_WRITTEN PROBLEM:_ Give again exactly the lines that run from the start of the records to the line holding "b006_plus = [100.0, 98.9, 98.9, 98.9, 98.9, 98.9]", both ends counted. Do not include the pictures.

(Charts and diagrams as code)
----------

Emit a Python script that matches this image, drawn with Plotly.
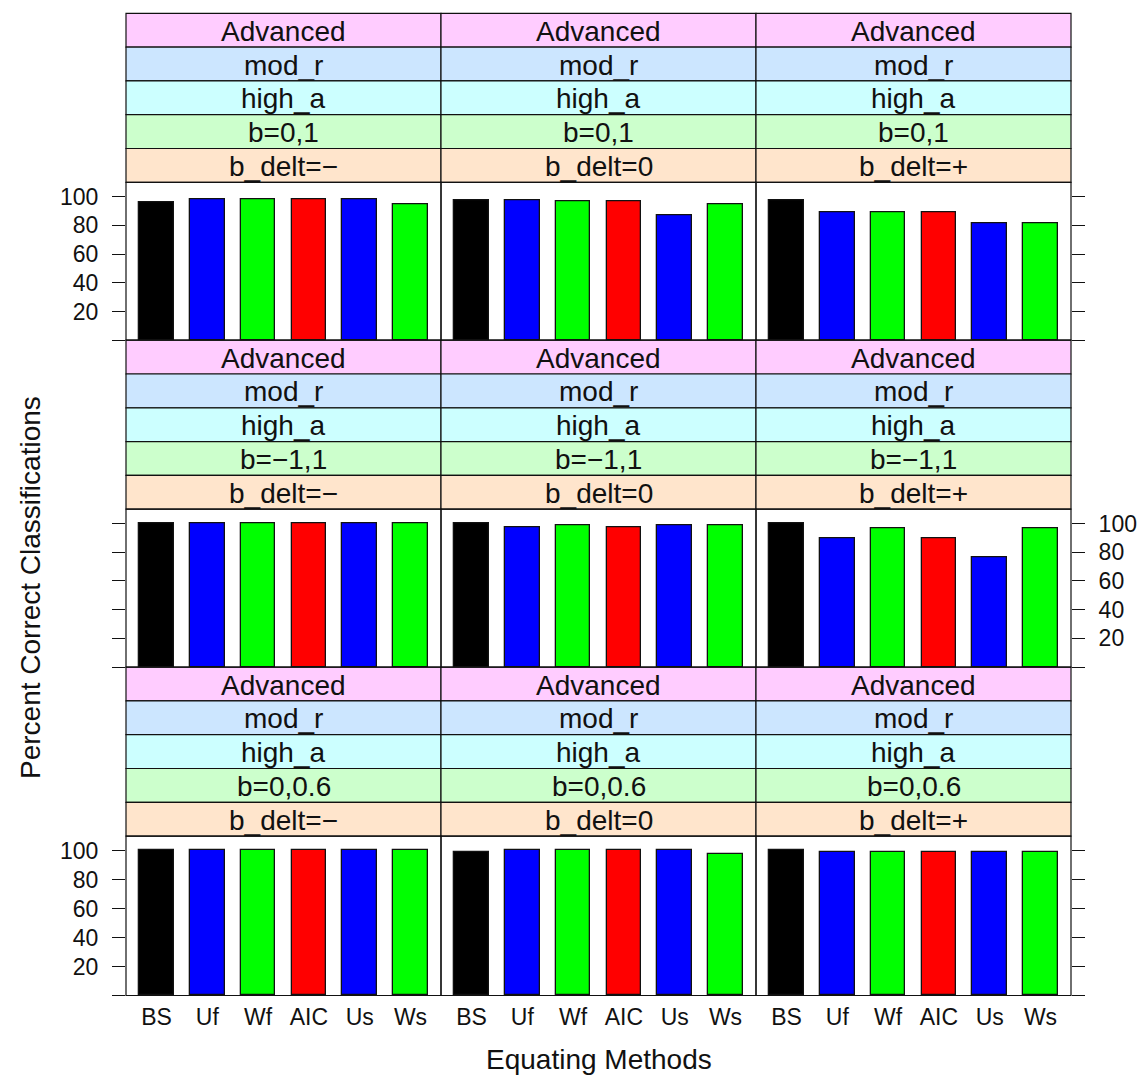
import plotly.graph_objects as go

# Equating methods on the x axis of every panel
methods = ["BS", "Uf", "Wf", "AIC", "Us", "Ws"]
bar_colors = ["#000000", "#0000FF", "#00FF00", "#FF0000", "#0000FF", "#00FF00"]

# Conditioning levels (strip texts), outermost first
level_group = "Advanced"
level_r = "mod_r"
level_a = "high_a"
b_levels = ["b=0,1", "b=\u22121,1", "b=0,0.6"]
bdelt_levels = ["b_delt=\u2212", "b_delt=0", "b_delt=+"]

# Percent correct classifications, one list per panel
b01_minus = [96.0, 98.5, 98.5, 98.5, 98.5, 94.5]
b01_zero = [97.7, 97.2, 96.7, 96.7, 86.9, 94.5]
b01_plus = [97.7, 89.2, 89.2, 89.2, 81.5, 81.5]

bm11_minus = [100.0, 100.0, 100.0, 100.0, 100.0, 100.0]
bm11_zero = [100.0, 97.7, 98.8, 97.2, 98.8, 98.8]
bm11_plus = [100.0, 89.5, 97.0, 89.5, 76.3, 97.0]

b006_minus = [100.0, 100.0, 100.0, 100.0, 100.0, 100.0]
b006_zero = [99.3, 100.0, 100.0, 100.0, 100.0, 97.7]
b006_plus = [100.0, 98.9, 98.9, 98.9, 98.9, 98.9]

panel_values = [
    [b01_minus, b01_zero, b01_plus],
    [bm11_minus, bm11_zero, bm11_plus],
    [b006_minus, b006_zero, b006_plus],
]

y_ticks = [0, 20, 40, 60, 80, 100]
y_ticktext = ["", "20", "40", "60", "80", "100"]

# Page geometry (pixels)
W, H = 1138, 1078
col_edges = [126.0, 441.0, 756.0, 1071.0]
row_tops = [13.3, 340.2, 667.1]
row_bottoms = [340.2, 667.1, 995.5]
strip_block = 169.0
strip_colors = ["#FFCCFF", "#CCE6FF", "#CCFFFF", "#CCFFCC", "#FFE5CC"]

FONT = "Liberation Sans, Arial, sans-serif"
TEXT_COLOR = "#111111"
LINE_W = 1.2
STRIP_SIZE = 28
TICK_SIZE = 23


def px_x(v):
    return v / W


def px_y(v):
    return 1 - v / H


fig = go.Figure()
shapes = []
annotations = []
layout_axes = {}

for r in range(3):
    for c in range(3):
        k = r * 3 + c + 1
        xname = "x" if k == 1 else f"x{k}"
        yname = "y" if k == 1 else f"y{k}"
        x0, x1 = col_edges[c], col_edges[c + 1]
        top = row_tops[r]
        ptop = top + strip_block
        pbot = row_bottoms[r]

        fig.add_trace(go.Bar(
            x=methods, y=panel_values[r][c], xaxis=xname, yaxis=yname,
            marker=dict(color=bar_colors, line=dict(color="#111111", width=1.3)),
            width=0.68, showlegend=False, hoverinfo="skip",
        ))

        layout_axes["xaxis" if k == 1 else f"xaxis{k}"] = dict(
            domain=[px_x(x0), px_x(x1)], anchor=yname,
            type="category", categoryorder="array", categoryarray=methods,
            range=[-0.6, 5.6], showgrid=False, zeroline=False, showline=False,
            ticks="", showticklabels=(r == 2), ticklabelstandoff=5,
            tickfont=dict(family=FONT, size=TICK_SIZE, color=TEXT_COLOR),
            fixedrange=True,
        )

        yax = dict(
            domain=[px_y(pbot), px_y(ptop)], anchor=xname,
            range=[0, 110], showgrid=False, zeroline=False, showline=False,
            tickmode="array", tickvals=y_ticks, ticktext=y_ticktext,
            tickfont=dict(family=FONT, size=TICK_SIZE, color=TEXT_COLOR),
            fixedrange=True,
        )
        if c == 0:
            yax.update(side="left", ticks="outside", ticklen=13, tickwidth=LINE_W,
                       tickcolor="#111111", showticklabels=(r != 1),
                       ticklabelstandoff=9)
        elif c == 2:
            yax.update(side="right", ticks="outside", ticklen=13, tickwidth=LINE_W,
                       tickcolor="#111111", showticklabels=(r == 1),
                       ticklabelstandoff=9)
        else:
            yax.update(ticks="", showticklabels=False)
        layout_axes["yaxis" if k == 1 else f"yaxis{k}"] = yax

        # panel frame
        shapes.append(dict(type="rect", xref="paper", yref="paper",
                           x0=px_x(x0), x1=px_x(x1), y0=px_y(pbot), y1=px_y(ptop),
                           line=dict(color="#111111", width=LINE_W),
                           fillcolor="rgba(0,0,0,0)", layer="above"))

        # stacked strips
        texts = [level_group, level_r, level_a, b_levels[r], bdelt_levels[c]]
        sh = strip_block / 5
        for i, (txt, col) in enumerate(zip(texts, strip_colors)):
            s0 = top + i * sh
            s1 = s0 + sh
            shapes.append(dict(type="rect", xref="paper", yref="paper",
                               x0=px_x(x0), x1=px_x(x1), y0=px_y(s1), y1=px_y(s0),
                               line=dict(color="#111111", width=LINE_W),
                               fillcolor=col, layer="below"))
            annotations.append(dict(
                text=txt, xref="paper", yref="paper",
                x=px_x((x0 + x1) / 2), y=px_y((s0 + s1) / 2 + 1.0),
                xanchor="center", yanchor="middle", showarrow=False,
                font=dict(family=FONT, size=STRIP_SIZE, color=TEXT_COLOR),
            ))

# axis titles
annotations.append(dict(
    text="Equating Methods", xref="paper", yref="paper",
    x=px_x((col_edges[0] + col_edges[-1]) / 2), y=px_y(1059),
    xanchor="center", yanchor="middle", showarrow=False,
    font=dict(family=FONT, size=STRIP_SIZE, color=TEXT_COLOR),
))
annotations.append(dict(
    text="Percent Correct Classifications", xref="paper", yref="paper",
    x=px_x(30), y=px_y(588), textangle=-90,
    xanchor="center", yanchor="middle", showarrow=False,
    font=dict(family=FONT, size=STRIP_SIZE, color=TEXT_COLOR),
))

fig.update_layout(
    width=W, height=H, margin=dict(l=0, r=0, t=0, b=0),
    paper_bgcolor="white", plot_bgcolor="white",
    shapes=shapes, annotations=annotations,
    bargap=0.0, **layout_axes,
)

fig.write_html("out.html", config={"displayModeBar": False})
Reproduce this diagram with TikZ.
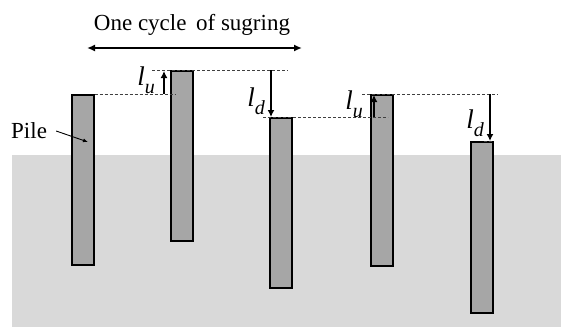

----------

_PROBLEM SOLUTION:_
Emit a Python script that matches this image, drawn with Plotly.
import plotly.graph_objects as go

# Equating methods on the x axis of every panel
methods = ["BS", "Uf", "Wf", "AIC", "Us", "Ws"]
bar_colors = ["#000000", "#0000FF", "#00FF00", "#FF0000", "#0000FF", "#00FF00"]

# Conditioning levels (strip texts), outermost first
level_group = "Advanced"
level_r = "mod_r"
level_a = "high_a"
b_levels = ["b=0,1", "b=\u22121,1", "b=0,0.6"]
bdelt_levels = ["b_delt=\u2212", "b_delt=0", "b_delt=+"]

# Percent correct classifications, one list per panel
b01_minus = [96.0, 98.5, 98.5, 98.5, 98.5, 94.5]
b01_zero = [97.7, 97.2, 96.7, 96.7, 86.9, 94.5]
b01_plus = [97.7, 89.2, 89.2, 89.2, 81.5, 81.5]

bm11_minus = [100.0, 100.0, 100.0, 100.0, 100.0, 100.0]
bm11_zero = [100.0, 97.7, 98.8, 97.2, 98.8, 98.8]
bm11_plus = [100.0, 89.5, 97.0, 89.5, 76.3, 97.0]

b006_minus = [100.0, 100.0, 100.0, 100.0, 100.0, 100.0]
b006_zero = [99.3, 100.0, 100.0, 100.0, 100.0, 97.7]
b006_plus = [100.0, 98.9, 98.9, 98.9, 98.9, 98.9]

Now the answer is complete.